3 is less than 4, so (1, 2, 3, 4) is less than (1, 2, 4).


Does this make sense so far?









> >>> (1, 2)                 < (1, 2, -1)
> True


Let's use the arrow notation again:

   (1, 2)          (1, 2, -1)
    ^               ^
    A               B

Equal.  Move the arrows to the right one:


   (1, 2)          (1, 2, -1)
       ^               ^
       A               B

Equal again.  Let's move the arrows to the right again:

   (1, 2)          (1, 2, -1)
          ^                ^
          A                B



Arrow A has fallen off!  In this case, (1, 2) is less than (1, 2, -1)
because its arrow has fallen off first.





> # i understand it a little bit that the elements of second tuple
> converted to the type of elements of first tuple and then compared but
> what if we compare
>
> (1,"string",3) == (1.0,2.0,3.0)


Good question.  The equality (==) comparison between a string and a number
is always False, according to the Python language spec.  According to:

    http://www.python.org/doc/current/ref/comparisons.html

"""The operators <, >, ==, >=, <=, and != compare the values of two
objects. The objects need not have the same type.

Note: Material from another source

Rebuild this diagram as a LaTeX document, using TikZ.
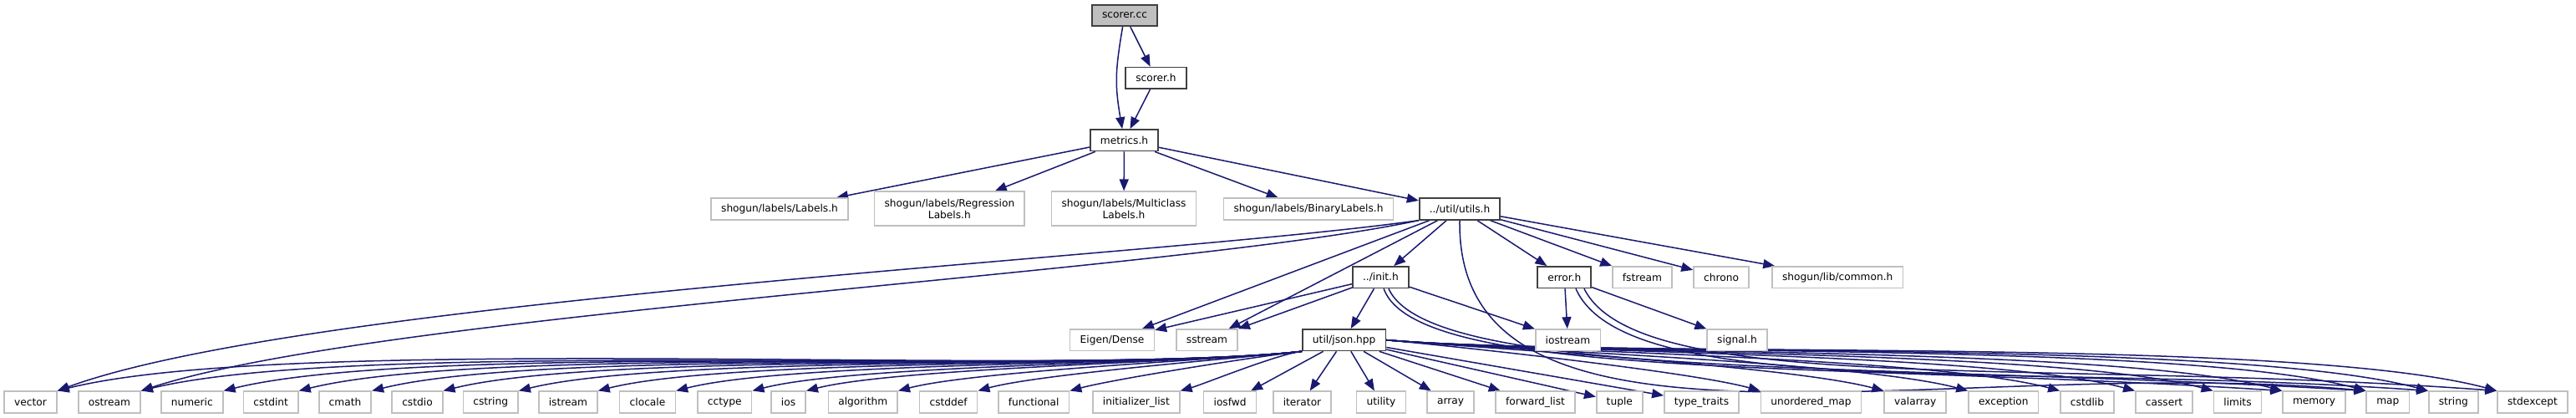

If both are numbers,
they are converted to a common type. Otherwise, objects of different types
always compare unequal, and are ordered consistently but arbitrarily."""


So we will get a False value off:

   "string" == 2.0

And that's what forces:

    (1, "string", 3) == (1.0, 2.0, 3.0)

to evaluate to False.




Please feel free to ask more questions.  Hope this helps!